• Data excerpt:

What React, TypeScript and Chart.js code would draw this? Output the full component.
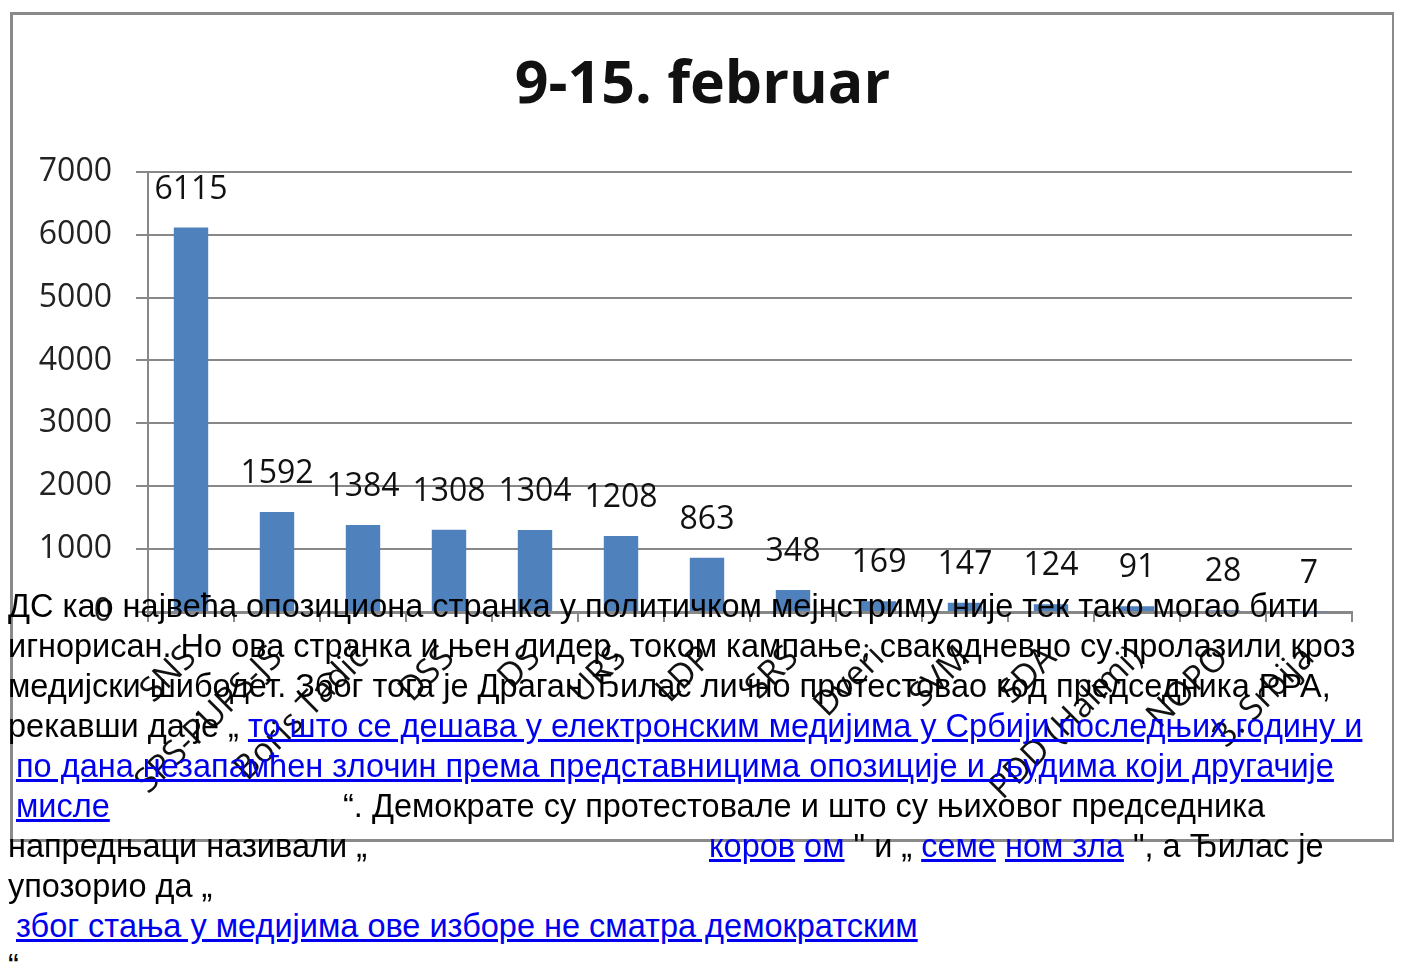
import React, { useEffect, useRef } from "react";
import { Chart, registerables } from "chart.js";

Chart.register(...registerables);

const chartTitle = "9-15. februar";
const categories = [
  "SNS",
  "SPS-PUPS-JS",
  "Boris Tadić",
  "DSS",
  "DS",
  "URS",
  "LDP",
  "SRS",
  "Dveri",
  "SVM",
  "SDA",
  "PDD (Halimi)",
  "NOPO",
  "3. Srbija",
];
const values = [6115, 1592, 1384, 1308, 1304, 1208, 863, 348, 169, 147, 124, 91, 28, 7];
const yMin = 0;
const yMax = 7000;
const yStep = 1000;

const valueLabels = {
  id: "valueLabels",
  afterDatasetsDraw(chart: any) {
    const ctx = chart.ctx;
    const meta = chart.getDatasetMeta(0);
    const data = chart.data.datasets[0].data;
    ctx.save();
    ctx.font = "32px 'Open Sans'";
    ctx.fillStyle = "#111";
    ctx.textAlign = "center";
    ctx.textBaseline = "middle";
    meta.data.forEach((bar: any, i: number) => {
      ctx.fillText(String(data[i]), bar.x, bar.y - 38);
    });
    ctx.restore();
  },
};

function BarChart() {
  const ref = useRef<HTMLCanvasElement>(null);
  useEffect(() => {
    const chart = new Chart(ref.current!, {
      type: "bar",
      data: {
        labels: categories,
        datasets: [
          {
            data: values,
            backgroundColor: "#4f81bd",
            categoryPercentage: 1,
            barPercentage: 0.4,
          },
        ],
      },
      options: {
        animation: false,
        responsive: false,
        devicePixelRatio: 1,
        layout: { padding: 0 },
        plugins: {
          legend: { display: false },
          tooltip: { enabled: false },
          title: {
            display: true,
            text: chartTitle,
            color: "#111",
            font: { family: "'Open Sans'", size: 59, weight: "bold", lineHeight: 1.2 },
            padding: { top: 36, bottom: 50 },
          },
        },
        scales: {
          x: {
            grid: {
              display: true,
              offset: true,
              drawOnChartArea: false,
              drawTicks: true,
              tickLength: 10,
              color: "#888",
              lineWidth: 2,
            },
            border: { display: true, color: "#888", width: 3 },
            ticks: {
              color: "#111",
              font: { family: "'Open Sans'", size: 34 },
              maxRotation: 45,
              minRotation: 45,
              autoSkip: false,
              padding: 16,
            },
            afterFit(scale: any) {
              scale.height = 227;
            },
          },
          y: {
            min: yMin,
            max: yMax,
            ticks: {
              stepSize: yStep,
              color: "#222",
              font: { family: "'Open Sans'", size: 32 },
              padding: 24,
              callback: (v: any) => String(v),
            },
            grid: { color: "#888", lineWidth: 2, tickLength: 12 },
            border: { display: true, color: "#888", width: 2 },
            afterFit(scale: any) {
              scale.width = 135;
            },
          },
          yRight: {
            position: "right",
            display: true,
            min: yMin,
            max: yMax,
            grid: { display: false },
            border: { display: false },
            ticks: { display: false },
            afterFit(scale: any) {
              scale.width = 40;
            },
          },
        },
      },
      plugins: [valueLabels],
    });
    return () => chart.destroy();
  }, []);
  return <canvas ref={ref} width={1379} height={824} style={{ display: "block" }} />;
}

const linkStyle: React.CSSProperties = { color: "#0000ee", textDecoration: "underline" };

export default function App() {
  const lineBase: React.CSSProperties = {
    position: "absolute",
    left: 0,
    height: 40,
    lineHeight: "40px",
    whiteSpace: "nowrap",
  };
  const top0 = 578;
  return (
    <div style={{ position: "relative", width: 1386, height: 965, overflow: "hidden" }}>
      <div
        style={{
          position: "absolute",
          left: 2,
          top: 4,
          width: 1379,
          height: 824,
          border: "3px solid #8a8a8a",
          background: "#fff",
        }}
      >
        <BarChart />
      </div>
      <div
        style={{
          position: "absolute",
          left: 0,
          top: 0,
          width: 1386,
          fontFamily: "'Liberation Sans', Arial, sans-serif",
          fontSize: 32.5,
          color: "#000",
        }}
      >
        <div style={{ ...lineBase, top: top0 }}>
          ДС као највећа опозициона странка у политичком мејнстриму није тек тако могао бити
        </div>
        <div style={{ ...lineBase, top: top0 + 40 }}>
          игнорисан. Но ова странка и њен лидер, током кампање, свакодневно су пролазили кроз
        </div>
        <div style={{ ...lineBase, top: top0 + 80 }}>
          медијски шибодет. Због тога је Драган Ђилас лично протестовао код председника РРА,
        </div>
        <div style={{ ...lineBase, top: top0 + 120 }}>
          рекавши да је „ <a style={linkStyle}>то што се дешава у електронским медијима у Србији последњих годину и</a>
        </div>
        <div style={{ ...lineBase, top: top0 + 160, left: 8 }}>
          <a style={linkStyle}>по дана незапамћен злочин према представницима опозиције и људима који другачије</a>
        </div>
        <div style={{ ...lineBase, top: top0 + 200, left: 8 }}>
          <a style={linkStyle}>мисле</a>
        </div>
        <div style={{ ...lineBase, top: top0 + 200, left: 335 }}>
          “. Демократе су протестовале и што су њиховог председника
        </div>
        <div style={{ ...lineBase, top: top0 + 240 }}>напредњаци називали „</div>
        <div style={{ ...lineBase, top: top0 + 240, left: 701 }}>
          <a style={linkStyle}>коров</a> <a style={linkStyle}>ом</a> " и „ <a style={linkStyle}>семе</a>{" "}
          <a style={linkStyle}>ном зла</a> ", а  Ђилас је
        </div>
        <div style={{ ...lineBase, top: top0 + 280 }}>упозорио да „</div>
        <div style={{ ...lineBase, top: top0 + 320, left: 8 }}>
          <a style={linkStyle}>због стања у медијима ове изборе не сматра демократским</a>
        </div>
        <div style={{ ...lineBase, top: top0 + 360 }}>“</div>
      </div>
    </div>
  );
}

• Aim: Write the lines above out again exactly, without any of their pictures.

• Response:
What React, TypeScript and Chart.js code would draw this? Output the full component.
import React, { useEffect, useRef } from "react";
import { Chart, registerables } from "chart.js";

Chart.register(...registerables);

const chartTitle = "9-15. februar";
const categories = [
  "SNS",
  "SPS-PUPS-JS",
  "Boris Tadić",
  "DSS",
  "DS",
  "URS",
  "LDP",
  "SRS",
  "Dveri",
  "SVM",
  "SDA",
  "PDD (Halimi)",
  "NOPO",
  "3. Srbija",
];
const values = [6115, 1592, 1384, 1308, 1304, 1208, 863, 348, 169, 147, 124, 91, 28, 7];
const yMin = 0;
const yMax = 7000;
const yStep = 1000;

const valueLabels = {
  id: "valueLabels",
  afterDatasetsDraw(chart: any) {
    const ctx = chart.ctx;
    const meta = chart.getDatasetMeta(0);
    const data = chart.data.datasets[0].data;
    ctx.save();
    ctx.font = "32px 'Open Sans'";
    ctx.fillStyle = "#111";
    ctx.textAlign = "center";
    ctx.textBaseline = "middle";
    meta.data.forEach((bar: any, i: number) => {
      ctx.fillText(String(data[i]), bar.x, bar.y - 38);
    });
    ctx.restore();
  },
};

function BarChart() {
  const ref = useRef<HTMLCanvasElement>(null);
  useEffect(() => {
    const chart = new Chart(ref.current!, {
      type: "bar",
      data: {
        labels: categories,
        datasets: [
          {
            data: values,
            backgroundColor: "#4f81bd",
            categoryPercentage: 1,
            barPercentage: 0.4,
          },
        ],
      },
      options: {
        animation: false,
        responsive: false,
        devicePixelRatio: 1,
        layout: { padding: 0 },
        plugins: {
          legend: { display: false },
          tooltip: { enabled: false },
          title: {
            display: true,
            text: chartTitle,
            color: "#111",
            font: { family: "'Open Sans'", size: 59, weight: "bold", lineHeight: 1.2 },
            padding: { top: 36, bottom: 50 },
          },
        },
        scales: {
          x: {
            grid: {
              display: true,
              offset: true,
              drawOnChartArea: false,
              drawTicks: true,
              tickLength: 10,
              color: "#888",
              lineWidth: 2,
            },
            border: { display: true, color: "#888", width: 3 },
            ticks: {
              color: "#111",
              font: { family: "'Open Sans'", size: 34 },
              maxRotation: 45,
              minRotation: 45,
              autoSkip: false,
              padding: 16,
            },
            afterFit(scale: any) {
              scale.height = 227;
            },
          },
          y: {
            min: yMin,
            max: yMax,
            ticks: {
              stepSize: yStep,
              color: "#222",
              font: { family: "'Open Sans'", size: 32 },
              padding: 24,
              callback: (v: any) => String(v),
            },
            grid: { color: "#888", lineWidth: 2, tickLength: 12 },
            border: { display: true, color: "#888", width: 2 },
            afterFit(scale: any) {
              scale.width = 135;
            },
          },
          yRight: {
            position: "right",
            display: true,
            min: yMin,
            max: yMax,
            grid: { display: false },
            border: { display: false },
            ticks: { display: false },
            afterFit(scale: any) {
              scale.width = 40;
            },
          },
        },
      },
      plugins: [valueLabels],
    });
    return () => chart.destroy();
  }, []);
  return <canvas ref={ref} width={1379} height={824} style={{ display: "block" }} />;
}

const linkStyle: React.CSSProperties = { color: "#0000ee", textDecoration: "underline" };

export default function App() {
  const lineBase: React.CSSProperties = {
    position: "absolute",
    left: 0,
    height: 40,
    lineHeight: "40px",
    whiteSpace: "nowrap",
  };
  const top0 = 578;
  return (
    <div style={{ position: "relative", width: 1386, height: 965, overflow: "hidden" }}>
      <div
        style={{
          position: "absolute",
          left: 2,
          top: 4,
          width: 1379,
          height: 824,
          border: "3px solid #8a8a8a",
          background: "#fff",
        }}
      >
        <BarChart />
      </div>
      <div
        style={{
          position: "absolute",
          left: 0,
          top: 0,
          width: 1386,
          fontFamily: "'Liberation Sans', Arial, sans-serif",
          fontSize: 32.5,
          color: "#000",
        }}
      >
        <div style={{ ...lineBase, top: top0 }}>
          ДС као највећа опозициона странка у политичком мејнстриму није тек тако могао бити
        </div>
        <div style={{ ...lineBase, top: top0 + 40 }}>
          игнорисан. Но ова странка и њен лидер, током кампање, свакодневно су пролазили кроз
        </div>
        <div style={{ ...lineBase, top: top0 + 80 }}>
          медијски шибодет. Због тога је Драган Ђилас лично протестовао код председника РРА,
        </div>
        <div style={{ ...lineBase, top: top0 + 120 }}>
          рекавши да је „ <a style={linkStyle}>то што се дешава у електронским медијима у Србији последњих годину и</a>
        </div>
        <div style={{ ...lineBase, top: top0 + 160, left: 8 }}>
          <a style={linkStyle}>по дана незапамћен злочин према представницима опозиције и људима који другачије</a>
        </div>
        <div style={{ ...lineBase, top: top0 + 200, left: 8 }}>
          <a style={linkStyle}>мисле</a>
        </div>
        <div style={{ ...lineBase, top: top0 + 200, left: 335 }}>
          “. Демократе су протестовале и што су њиховог председника
        </div>
        <div style={{ ...lineBase, top: top0 + 240 }}>напредњаци називали „</div>
        <div style={{ ...lineBase, top: top0 + 240, left: 701 }}>
          <a style={linkStyle}>коров</a> <a style={linkStyle}>ом</a> " и „ <a style={linkStyle}>семе</a>{" "}
          <a style={linkStyle}>ном зла</a> ", а  Ђилас је
        </div>
        <div style={{ ...lineBase, top: top0 + 280 }}>упозорио да „</div>
        <div style={{ ...lineBase, top: top0 + 320, left: 8 }}>
          <a style={linkStyle}>због стања у медијима ове изборе не сматра демократским</a>
        </div>
        <div style={{ ...lineBase, top: top0 + 360 }}>“</div>
      </div>
    </div>
  );
}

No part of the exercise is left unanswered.